ICMSA ‘quietly confident’ that farm income volatility to be addressed in October Budget
THE October Budget is looming up on the horizon and speculation is turning naturally to the intentions of Ministers Noonan and Donohoe. The fact is that when growth rates are being revised on practically a weekly basis with knockon effects for Government revenue, it becomes extremely challenging to put forward spending plans or tax changes that, by their nature, must rest on a fixed or at least a constant flow of revenue. The state’s 18,000-odd dairy farmers are only now beginning to see a market recovery after nearly 16 months of receiving a milk price of up to six cents per litre below the costs of production, their specialist representative organisation, ICMSA, says it’s perfectly aware of challenges around constant or climbing bills and diminishing – or disappearing – income. Its President, John Comer, says that no sector in Ireland experienced the kind of income wipeout suffered by milk suppliers since 2015 but that they understand the dilemma faced by the Government and recognise that the demands for higher spending become hugely problematic in the kind of uncertain economic atmosphere engendered by, amongst other things, the Brexit decision.
But he was adamant that there are actions and decision that can be made that are effectively spending neutral. “One of the most destructive aspects of farming is the kind excessive income volatility that makes it impossible for family farms to plan or invest with any degree of predictability. CSO figures show that total dairy income for 2015 was down €222 million on 2014 despite a 14 percent increase in production. ICMSA has long argued that it must be possible to introduce measures that would allow farmers to deposit funds in ‘good’ years in a tax compliant and Government approved fashion that could be drawn down and utilised in the more frequent ‘ bad’ years”, said Mr Comer.
“That’s the reason why we’ve put forward the Farm Management Deposit Scheme (FMDS) as part of our 2017 pre-Budget submission. The scheme allows a farmer to claim a tax deduction for farm management deposits in the income tax year in which they are made, the appropriate amount of the deduction is included in the tax assessable income in the income year the deposit is repaid to the farmer. The deposits scheme complements other risk management strategies available to farmers such as income averaging. Our model places a maximum threshold for off-farm income of a person availing of this tax measure and there is an overall ceiling on the amount that can be deposited in the Farm Management Deposit Scheme. We believe the proposal has many merits and most definitely should be used as a template for the introduction of a farm income volatility management tool into the Irish income tax code for farmers based on the following five basic outlines:
1. ICMSA believe limits could be placed both on the total amount that could be deposited in a given year and the aggregate amount at any time and suggest a maximum deposit per annum of 30 percent of farm profit and/or a maximum of €10,000. Funds would remain in the Farm Management Deposit account for a maximum period of 5 years. In addition, ICMSA recommend that 12.5 percent tax should apply on a once off basis for the amounts deposited in the farm management account. This would give all the advantages of incorporation without the necessary cost of compliance and uncertainty associated with farm companies.

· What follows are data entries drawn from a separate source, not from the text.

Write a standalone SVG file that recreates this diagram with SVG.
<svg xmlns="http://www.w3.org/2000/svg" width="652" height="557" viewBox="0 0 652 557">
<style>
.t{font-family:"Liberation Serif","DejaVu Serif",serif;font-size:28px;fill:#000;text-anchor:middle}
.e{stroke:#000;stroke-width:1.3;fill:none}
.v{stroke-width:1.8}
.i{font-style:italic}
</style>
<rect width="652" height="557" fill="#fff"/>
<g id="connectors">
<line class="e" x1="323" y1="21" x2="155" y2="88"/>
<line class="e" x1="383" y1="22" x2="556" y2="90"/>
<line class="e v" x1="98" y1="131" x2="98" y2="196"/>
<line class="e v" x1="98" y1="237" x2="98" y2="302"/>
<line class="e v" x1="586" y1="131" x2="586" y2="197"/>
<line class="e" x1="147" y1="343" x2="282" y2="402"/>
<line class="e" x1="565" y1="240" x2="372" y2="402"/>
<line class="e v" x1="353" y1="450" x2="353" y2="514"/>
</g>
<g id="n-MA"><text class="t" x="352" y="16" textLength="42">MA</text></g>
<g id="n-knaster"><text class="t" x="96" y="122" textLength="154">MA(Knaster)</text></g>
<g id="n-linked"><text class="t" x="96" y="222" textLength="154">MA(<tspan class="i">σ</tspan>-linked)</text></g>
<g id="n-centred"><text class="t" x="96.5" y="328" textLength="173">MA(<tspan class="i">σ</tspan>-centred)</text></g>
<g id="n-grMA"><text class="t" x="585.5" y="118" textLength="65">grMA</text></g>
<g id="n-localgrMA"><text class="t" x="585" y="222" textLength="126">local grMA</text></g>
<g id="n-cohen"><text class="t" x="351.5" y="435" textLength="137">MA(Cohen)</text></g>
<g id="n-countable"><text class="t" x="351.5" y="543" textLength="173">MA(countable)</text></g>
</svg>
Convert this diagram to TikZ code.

2. Farmers would then be able to avail of these funds in the farm management deposit account to support the farm business in the event of a downturn in farm income and/or for investment in the farming enterprise.
3. Where funds are taken from the farm deposit account in the form of income then the normal rate of tax applicable in the year of withdrawal would apply to these withdrawals less a credit for the 12.5 percent tax which was originally paid on the funds when deposited in the farm deposit account in the first instance.
4. This tax relief measure could be confined to farmers whose sole or principal income is from farming. Realistic off-farm income thresholds should be set.
5. On-farm investment using funds from the farm management deposit account would qualify for all reliefs currently available for on-farm investment such as capital allowances.
“We think that the time is here for the introduction of a tried-and-tested tool that addresses destructive farm income volatility in a sensible and Government-approved fashion. The FMDS contained in our pre-Budget submission does exactly that. We’re quietly confident that a sensible examination of the problem will testify to that and every farmer in Ireland will want to see the introduction of this measure in the coming Budget”, concluded Mr Comer.